Henry David Thoreau also followed the transcendentalist path. He grew up in Concord and read “Nature” while a student at Harvard. In July 1845, Thoreau moved to a cabin near Walden Pond and launched an experiment in simple living. A year later, he was imprisoned overnight for refusing to pay his taxes as a protest against slavery and the Mexican-American War. In the anonymous Civil Disobedience (1846), he argued that individuals of conscience had the right to resist government policies they believed to be immoral. Five years later, Thoreau published Walden, which offered a classic statement of the interplay among a simple lifestyle, natural harmony, and social justice.
Emerson also urged Americans to break their cultural dependence on Europe, and American artists agreed.

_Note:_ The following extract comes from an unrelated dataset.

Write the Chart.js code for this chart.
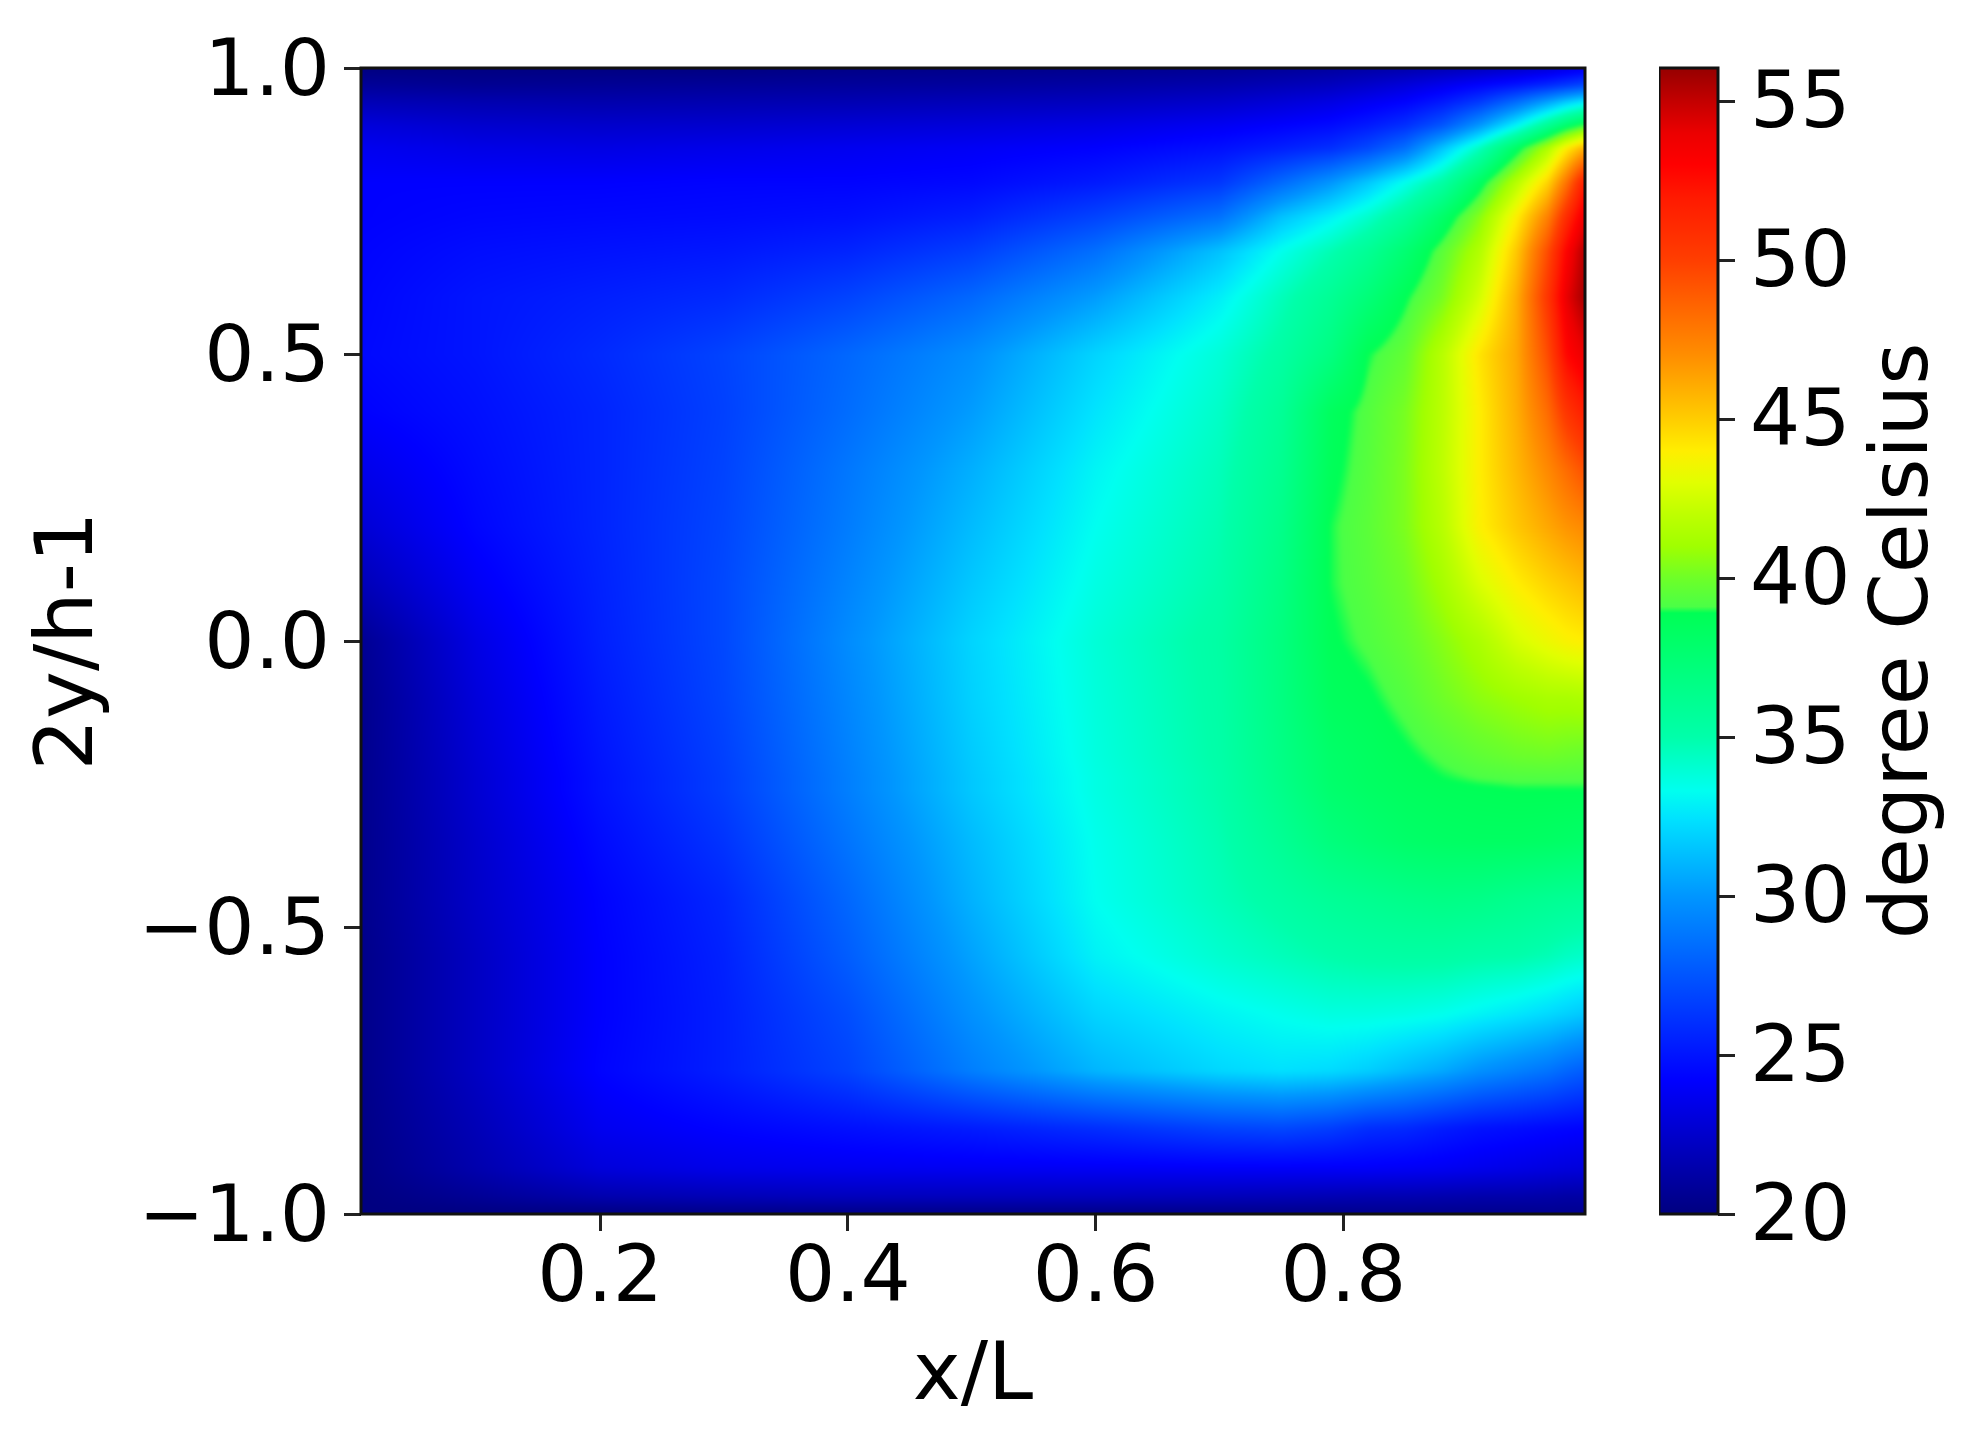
<!DOCTYPE html>
<html>
<head>
<meta charset="utf-8">
<title>Temperature field</title>
<script src="https://cdn.jsdelivr.net/npm/chart.js@4"></script>
<style>
  html, body { margin: 0; background: #fff; }
  #wrap { position: relative; width: 1974px; height: 1450px; }
  canvas { position: absolute; top: 0; }
</style>
</head>
<body>
<div id="wrap">
  <canvas id="field" width="1974" height="1450" style="left:0"></canvas>
  <canvas id="cbar" width="315" height="1450" style="left:1659px"></canvas>
</div>
<script>
// Axis ticks and labels
const xTicks = [0.2, 0.4, 0.6, 0.8];
const yTicks = [-1, -0.5, 0, 0.5, 1];
const cbarTicks = [20, 25, 30, 35, 40, 45, 50, 55];
const xTitle = 'x/L';
const yTitle = '2y/h-1';
const cbarTitle = 'degree Celsius';

const xNodes = [0.007, 0.1, 0.2, 0.3, 0.4, 0.5, 0.6, 0.7, 0.75, 0.79, 0.82, 0.85, 0.88, 0.91, 0.94, 0.965, 0.98, 0.995];
const yNodes = [1, 0.97, 0.94, 0.9, 0.86, 0.8, 0.74, 0.68, 0.6, 0.5, 0.4, 0.3, 0.2, 0.1, 0, -0.1, -0.2, -0.24, -0.26, -0.35, -0.45, -0.55, -0.65, -0.75, -0.85, -0.92, -0.97, -1];

// Temperature in degree Celsius, one line per entry of yNodes
const tempRows = [
  [20, 20, 20, 20, 20.2, 20.3, 20.4, 20.6, 20.8, 21, 21.2, 21.4, 21.7, 22, 22.4, 22.8, 23.2, 23.6],
  [20.8, 20.6, 20.7, 20.8, 20.9, 21, 21.2, 21.5, 21.8, 22.1, 22.5, 23, 23.6, 24.3, 25, 25.8, 26.4, 27],
  [21.8, 21.6, 21.5, 21.6, 21.7, 21.9, 22.1, 22.5, 22.9, 23.3, 23.8, 24.3, 25.2, 26.5, 28.5, 30.5, 31.8, 32.8],
  [23, 22.6, 22.5, 22.6, 22.8, 23, 23.3, 23.8, 24.2, 24.6, 25.2, 26, 27.5, 30, 33, 36, 37.8, 39.2],
  [23.7, 23.4, 23.3, 23.5, 23.7, 23.9, 24.2, 24.8, 25.4, 26, 27, 28.5, 31.5, 34.5, 38.3, 41.5, 44, 46],
  [24.2, 24.2, 24.2, 24.3, 24.3, 24.5, 25.2, 26.3, 28.3, 30, 31.6, 33.4, 35.3, 38.3, 41.8, 44.8, 48, 52],
  [24.2, 24.4, 24.5, 24.6, 24.8, 25.4, 26.8, 28.6, 31.4, 32.9, 34.2, 35.8, 38, 40.5, 44, 47.5, 51, 54],
  [24.3, 24.7, 24.9, 25.1, 25.6, 26.6, 28.5, 31.4, 33.4, 34.8, 36, 37.6, 39.5, 41.6, 45.2, 49.5, 53, 55.5],
  [24.4, 25, 25.4, 25.8, 26.8, 28.2, 30.2, 32.8, 34.6, 36, 37.3, 38.8, 40.2, 42.6, 46, 50.5, 54, 55.8],
  [24.5, 25, 25.8, 26.8, 28.2, 29.7, 32, 33.9, 35.3, 36.9, 38.9, 39.7, 41.8, 44.3, 46.2, 49.5, 52.8, 54],
  [24.2, 24.8, 25.6, 26.7, 28.4, 30.2, 32.5, 34.3, 35.9, 38.5, 39.3, 40.2, 41.9, 44, 46, 48.3, 50.5, 51.8],
  [23.5, 24.6, 25.6, 26.8, 28.8, 30.8, 33, 34.6, 36.2, 38.7, 39.4, 40.3, 42, 44, 45.7, 47.2, 48.3, 49.4],
  [22.8, 24.4, 25.6, 26.9, 29, 31.2, 33.3, 34.8, 36.5, 38.95, 39.5, 40.3, 41.8, 43.9, 45.2, 46.2, 46.8, 47.2],
  [21.8, 23.9, 25.5, 27, 29.3, 31.6, 33.6, 35, 36.8, 38.95, 39.4, 40, 41.2, 42.8, 44, 44.8, 45.2, 45.6],
  [20.6, 23.3, 25.4, 27, 29.6, 32, 33.9, 35.3, 37, 38.8, 39.2, 39.7, 40.5, 41.4, 42.7, 43.4, 43.8, 44],
  [20.4, 23, 25.2, 26.9, 29.4, 31.9, 33.8, 35.2, 36.9, 38.5, 38.8, 39.3, 40, 40.6, 41, 41.3, 41.3, 41.4],
  [20.4, 22.8, 25, 26.7, 29.2, 31.7, 33.7, 35.1, 36.7, 38, 38.4, 38.8, 39.2, 39.6, 39.9, 40, 39.9, 39.8],
  [20.4, 22.7, 24.9, 26.6, 29.1, 31.6, 33.6, 35, 36.6, 37.9, 38.3, 38.6, 38.9, 39.1, 39.2, 39.2, 39.2, 39.2],
  [20.4, 22.7, 24.9, 26.6, 29.1, 31.6, 33.6, 35, 36.5, 37.8, 38.2, 38.5, 38.7, 38.8, 38.9, 38.9, 38.9, 38.9],
  [20.4, 22.5, 24.6, 26.2, 28.7, 31.2, 33.4, 34.8, 36, 37.1, 37.6, 38, 38.2, 38.3, 38.3, 38.2, 38.1, 38],
  [20.4, 22.4, 24.3, 25.7, 28.2, 30.9, 33.3, 34.6, 35.3, 35.9, 36.2, 36.5, 36.7, 36.6, 36.3, 36.1, 36, 35.9],
  [20.3, 22.2, 24.2, 25.5, 27.8, 30.4, 32.9, 34.1, 34.6, 35, 35.2, 35.3, 35.3, 35.1, 35, 34.7, 34.4, 34.2],
  [20.3, 22.2, 24.2, 25.4, 27.2, 29.8, 32, 33, 33.4, 33.7, 33.7, 33.6, 33.4, 33, 32.6, 32.2, 31.9, 31.6],
  [20.3, 22.2, 24.3, 25.4, 26.8, 29.1, 31, 32.1, 32.4, 32.2, 31.8, 31.2, 30.6, 29.8, 29.2, 28.7, 28.2, 27.8],
  [20.2, 21.8, 23.7, 24.3, 24.8, 25.3, 26, 26.8, 27, 26.6, 26, 25.8, 25.3, 24.9, 24.7, 24.5, 24.4, 24.3],
  [20.1, 21.5, 23, 23.5, 23.7, 23.8, 23.9, 24, 24, 24, 24, 23.9, 23.8, 23.6, 23.4, 23.2, 23.1, 23],
  [20, 20.7, 21.5, 21.8, 22, 22, 22, 21.9, 21.8, 21.7, 21.6, 21.6, 21.5, 21.4, 21.4, 21.3, 21.2, 21.2],
  [20, 20, 20, 20.2, 20.2, 20.2, 20.2, 20.3, 20.3, 20.3, 20.4, 20.4, 20.4, 20.4, 20.4, 20.5, 20.5, 20.5]
];

// Colour map (note the step just above 39)
const cmapValues = [20, 24.2, 25, 30, 32.4, 33.3, 35, 38.9, 39.1, 40, 41, 42, 43, 44, 45, 47, 50, 52, 53, 54, 55, 56.04];
const cmapReds = [0, 0, 0, 0, 0, 0, 0, 0, 75, 110, 160, 190, 225, 255, 255, 255, 255, 255, 255, 235, 195, 150];
const cmapGreens = [0, 0, 20, 150, 225, 255, 255, 255, 255, 255, 255, 255, 255, 238, 205, 142, 62, 25, 0, 0, 0, 0];
const cmapBlues = [128, 255, 255, 255, 255, 240, 170, 85, 70, 40, 0, 0, 0, 0, 0, 0, 0, 0, 0, 0, 0, 0];

const FAMILY = "'DejaVu Sans'";
const TICK_FONT = { family: FAMILY, size: 79, lineHeight: 1 };
const TITLE_FONT = { family: FAMILY, size: 81, lineHeight: 1 };

Chart.defaults.font.family = FAMILY;
Chart.defaults.color = '#000';

function findSpan(nodes, v, descending) {
  let i = 0;
  while (i < nodes.length - 2 && (descending ? v < nodes[i + 1] : v > nodes[i + 1])) i++;
  return i;
}

function colourFor(v) {
  const i = findSpan(cmapValues, v, false);
  let t = (v - cmapValues[i]) / (cmapValues[i + 1] - cmapValues[i]);
  t = Math.max(0, Math.min(1, t));
  return [
    cmapReds[i] + (cmapReds[i + 1] - cmapReds[i]) * t,
    cmapGreens[i] + (cmapGreens[i + 1] - cmapGreens[i]) * t,
    cmapBlues[i] + (cmapBlues[i + 1] - cmapBlues[i]) * t
  ];
}

function tempAt(x, y) {
  const c = findSpan(xNodes, x, false);
  const r = findSpan(yNodes, y, true);
  const tx = Math.max(0, Math.min(1, (x - xNodes[c]) / (xNodes[c + 1] - xNodes[c])));
  const ty = Math.max(0, Math.min(1, (y - yNodes[r]) / (yNodes[r + 1] - yNodes[r])));
  const top = tempRows[r][c] * (1 - tx) + tempRows[r][c + 1] * tx;
  const bottom = tempRows[r + 1][c] * (1 - tx) + tempRows[r + 1][c + 1] * tx;
  return top * (1 - ty) + bottom * ty;
}

// Paints the temperature grid into the plot area, going through the chart's scales
const heatPlugin = {
  id: 'heat',
  beforeDatasetsDraw(chart) {
    const { ctx, chartArea, scales } = chart;
    const left = Math.round(chartArea.left);
    const top = Math.round(chartArea.top);
    const w = Math.round(chartArea.right - chartArea.left);
    const h = Math.round(chartArea.bottom - chartArea.top);
    const off = document.createElement('canvas');
    off.width = w;
    off.height = h;
    const offCtx = off.getContext('2d');
    const img = offCtx.createImageData(w, h);
    for (let j = 0; j < h; j++) {
      const yVal = scales.y.getValueForPixel(top + j + 0.5);
      for (let i = 0; i < w; i++) {
        const xVal = scales.x.getValueForPixel(left + i + 0.5);
        const col = colourFor(tempAt(xVal, yVal));
        const k = (j * w + i) * 4;
        img.data[k] = col[0];
        img.data[k + 1] = col[1];
        img.data[k + 2] = col[2];
        img.data[k + 3] = 255;
      }
    }
    offCtx.putImageData(img, 0, 0);
    ctx.save();
    ctx.beginPath();
    ctx.rect(left, top, w, h);
    ctx.clip();
    ctx.drawImage(off, left, top);
    // a touch of softness, the reference is a resampled image
    ctx.filter = 'blur(2px)';
    ctx.drawImage(off, left, top);
    ctx.restore();
  }
};

const framePlugin = {
  id: 'frame',
  afterDatasetsDraw(chart) {
    const { ctx, chartArea } = chart;
    ctx.save();
    ctx.strokeStyle = '#111';
    ctx.lineWidth = 3;
    ctx.strokeRect(chartArea.left, chartArea.top, chartArea.right - chartArea.left, chartArea.bottom - chartArea.top);
    ctx.restore();
  }
};

// Chart.js turns a right axis title the other way, so this one is drawn by hand
const cbarTitlePlugin = {
  id: 'cbarTitle',
  afterDraw(chart) {
    const { ctx, chartArea } = chart;
    ctx.save();
    ctx.translate(247, (chartArea.top + chartArea.bottom) / 2);
    ctx.rotate(-Math.PI / 2);
    ctx.font = TITLE_FONT.size + 'px ' + FAMILY;
    ctx.fillStyle = '#000';
    ctx.textAlign = 'center';
    ctx.textBaseline = 'middle';
    ctx.fillText(cbarTitle, 0, 0);
    ctx.restore();
  }
};

const tickGrid = { drawOnChartArea: false, drawTicks: true, tickLength: 17, tickWidth: 3, tickColor: '#222' };
const fixedTicks = list => scale => { scale.ticks = list.map(v => ({ value: v })); };
const tickText = v => v.toFixed(1).replace('-', '\u2212');

// The grid nodes as the dataset behind the picture
const fieldPoints = [];
yNodes.forEach((y, r) => xNodes.forEach((x, c) => fieldPoints.push({ x: x, y: y, v: tempRows[r][c] })));

new Chart(document.getElementById('field'), {
  type: 'scatter',
  data: { datasets: [{ label: 'Temperature', data: fieldPoints, pointRadius: 0, pointHoverRadius: 0 }] },
  options: {
    responsive: false,
    animation: false,
    layout: { padding: { top: 68, right: 389, left: 0, bottom: 0 } },
    plugins: { legend: { display: false }, tooltip: { enabled: false } },
    scales: {
      x: {
        type: 'linear',
        min: 0.007,
        max: 0.995,
        grid: tickGrid,
        border: { display: false },
        afterBuildTicks: fixedTicks(xTicks),
        afterFit: s => { s.height = 236; },
        ticks: { font: TICK_FONT, padding: 10, maxRotation: 0, autoSkip: false, callback: tickText },
        title: { display: true, text: xTitle, font: TITLE_FONT, padding: { top: 0, bottom: 32 } }
      },
      y: {
        type: 'linear',
        min: -1,
        max: 1,
        grid: tickGrid,
        border: { display: false },
        afterBuildTicks: fixedTicks(yTicks),
        afterFit: s => { s.width = 361; },
        ticks: { font: TICK_FONT, padding: 14, labelOffset: 6, autoSkip: false, callback: tickText },
        title: { display: true, text: yTitle, font: TITLE_FONT, padding: { top: 30, bottom: 0 } }
      }
    }
  },
  plugins: [heatPlugin, framePlugin]
});

// Colour bar: one floating bar filled with the colour map, stops placed by its own scale
function cbarFill(context) {
  const { chartArea, scales } = context.chart;
  if (!chartArea) return '#000';
  const min = cmapValues[0];
  const max = cmapValues[cmapValues.length - 1];
  const g = context.chart.ctx.createLinearGradient(0, scales.y.getPixelForValue(min), 0, scales.y.getPixelForValue(max));
  cmapValues.forEach((v, i) => {
    g.addColorStop((v - min) / (max - min), `rgb(${cmapReds[i]},${cmapGreens[i]},${cmapBlues[i]})`);
  });
  return g;
}

new Chart(document.getElementById('cbar'), {
  type: 'bar',
  data: {
    labels: [cbarTitle],
    datasets: [{
      label: cbarTitle,
      data: [[cmapValues[0], cmapValues[cmapValues.length - 1]]],
      backgroundColor: cbarFill,
      borderWidth: 0,
      barPercentage: 1,
      categoryPercentage: 1
    }]
  },
  options: {
    responsive: false,
    animation: false,
    layout: { padding: { top: 68, bottom: 236, left: 0, right: 0 } },
    plugins: { legend: { display: false }, tooltip: { enabled: false } },
    scales: {
      x: { display: false },
      y: {
        position: 'right',
        min: cmapValues[0],
        max: cmapValues[cmapValues.length - 1],
        grid: tickGrid,
        border: { display: false },
        afterBuildTicks: fixedTicks(cbarTicks),
        afterFit: s => { s.width = 256; },
        ticks: { font: TICK_FONT, padding: 15, labelOffset: 5, autoSkip: false, callback: v => String(v) }
      }
    }
  },
  plugins: [framePlugin, cbarTitlePlugin]
});
</script>
</body>
</html>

Led by Thomas Cole, members of the Hudson River School painted romanticized landscapes from New York’s Catskill and Adirondack Mountains. The sweeping vistas tied the nation’s power to its natural beauty. Western vistas inspired artistic efforts as well. George Catlin portrayed the dramatic scenery of western mountains, gorges, and waterfalls and offered moving portraits of Plains Indians, who, he feared, faced extinction. Other artists captured birds, plants, and animals distinctive to the West. Although relatively few Americans had yet visited the region, many hung copies of frontier paintings on their walls or marveled at them in books and magazines. Clearly the hand of God must be at work in such glorious landscapes.
REVIEW & RELATE
• What impact did the Second Great Awakening have in the North?
• What new religious organizations and viewpoints emerged in the first half of the nineteenth century, outside of Protestant evangelical denominations?